For those interested in running, craft beer and live music, Manhattan delivered Saturday.
The 3rd Annual Rhythm & Brews Festival was held over the weekend and event organizers said they saw growth.
“The first year in 2014 we had about 100 people,” said Marcia Rozell of the Manhattan Convention and Visitor’s Bureau. “Last year we had 220 and this year we’re almost at 300.”
There were nine breweries, distillers and wineries from the Manhattan area and across the state inside the GTM Family Center at City Park where participants could sample the various concoctions.
Tickets priced at $25 included a 4-ounce commemorative “Hail the Ale” glass for unlimited microbrew samples.
“If you just look out, they’re just talking beer, wine — it’s just an experience for education as well, because a lot of them are home brewers,” Rozell said.

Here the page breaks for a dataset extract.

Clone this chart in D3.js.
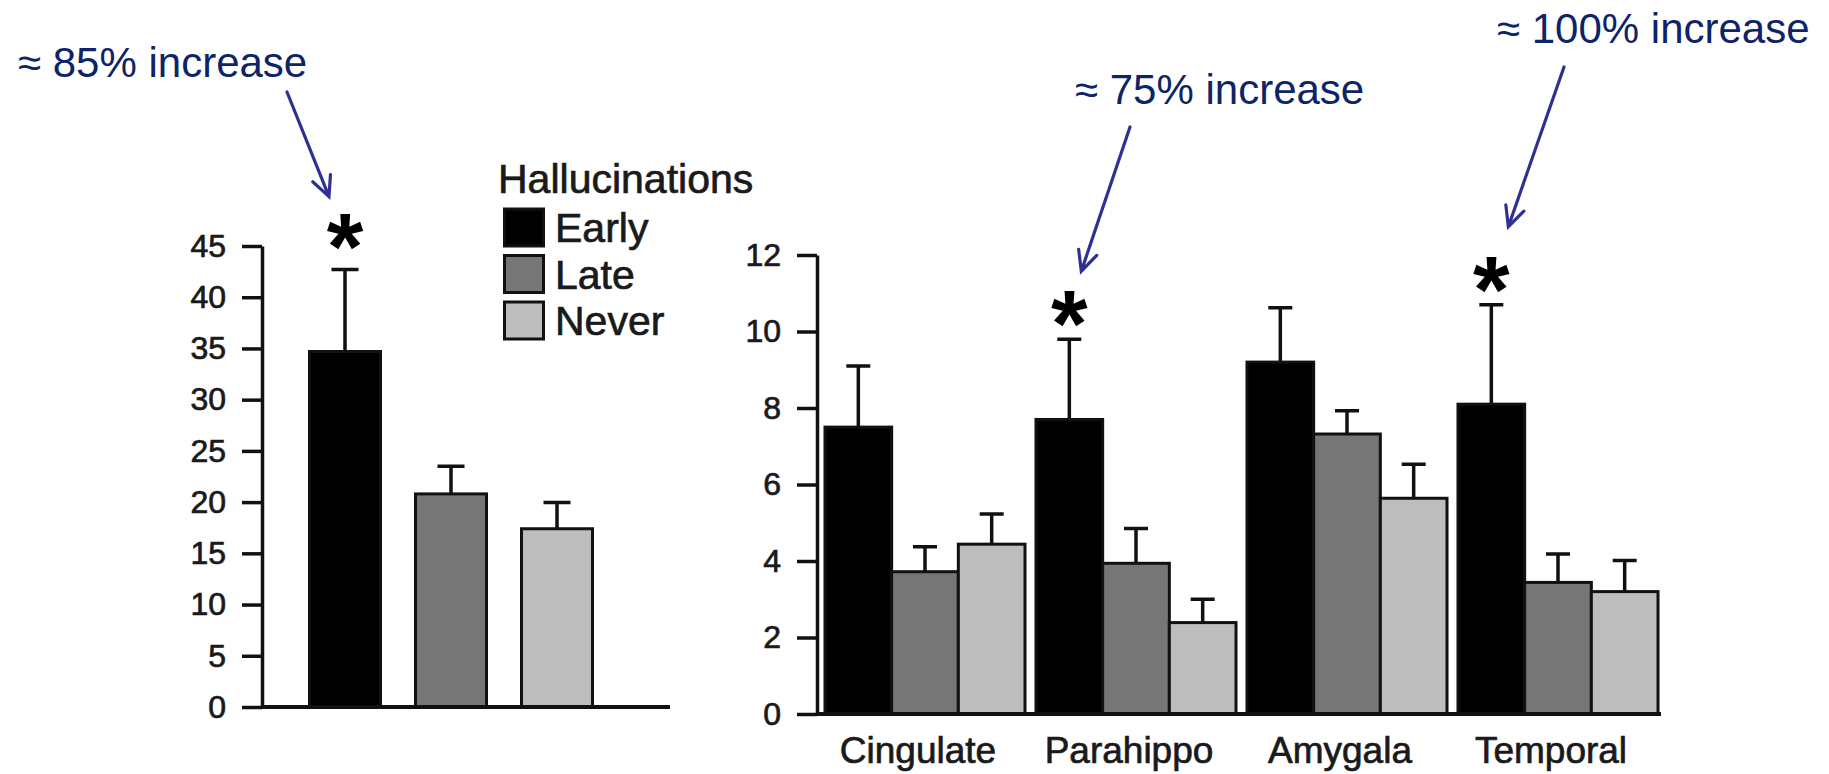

Karen Hibbard, the director of the Manhattan Convention and Visitor’s Bureau, said the event is always a fun one for her.
“We are excited with all the interest and enthusiasm this brings to our community,” she said.
Kenna Jasperson of Manhattan has been a part of the festival since the beginning. She is the co-chapter head of MHK Girls Pint Out and the president of the Clusterfuggle Brew Crew in Manhattan. She’s also a co-chair for the Rhythm & Brews committee.
“We just really have a passion for craft beer and social events,” she said. “This is our first year for Girls Pint Out — that’s something we started in January of this year — but our Brew Crew has actually been around since 2013.”
Jasperson said Girls Pint Out, which is a national non-profit organization, also does charitable events.
“In August we’re doing a school supply drive,” she said.
Scott Moses of St. George made his first trip to the event.
“It’s interesting,” he said. “There’s a couple beers I’ve had before, a couple I haven’t.”
He enjoyed his sample from the Tallgrass booth.
“Delicious!” he said.
Little Apple Brewing Company co-owner Kelly Loub took a quick break from her booth and said the event helps recognize local breweries.
“It’s really nice to have great representation of things that are made in Kansas,” Loub said. “It’s just really great to see that curiosity in people’s heads. We’re turning people on to whole other shebang of beer, so that’s what’s really cool.”
Before the sampling in the afternoon, almost 800 runners took part in the 8th Annual Brew 2 Shoe 10K/5K that began on Poyntz Avenue and live music ended the evening in City Park with a full crowd at the Larry Norvell Bandshell.
The Baker Trio, SHEL and Grizfolk were this year’s performers.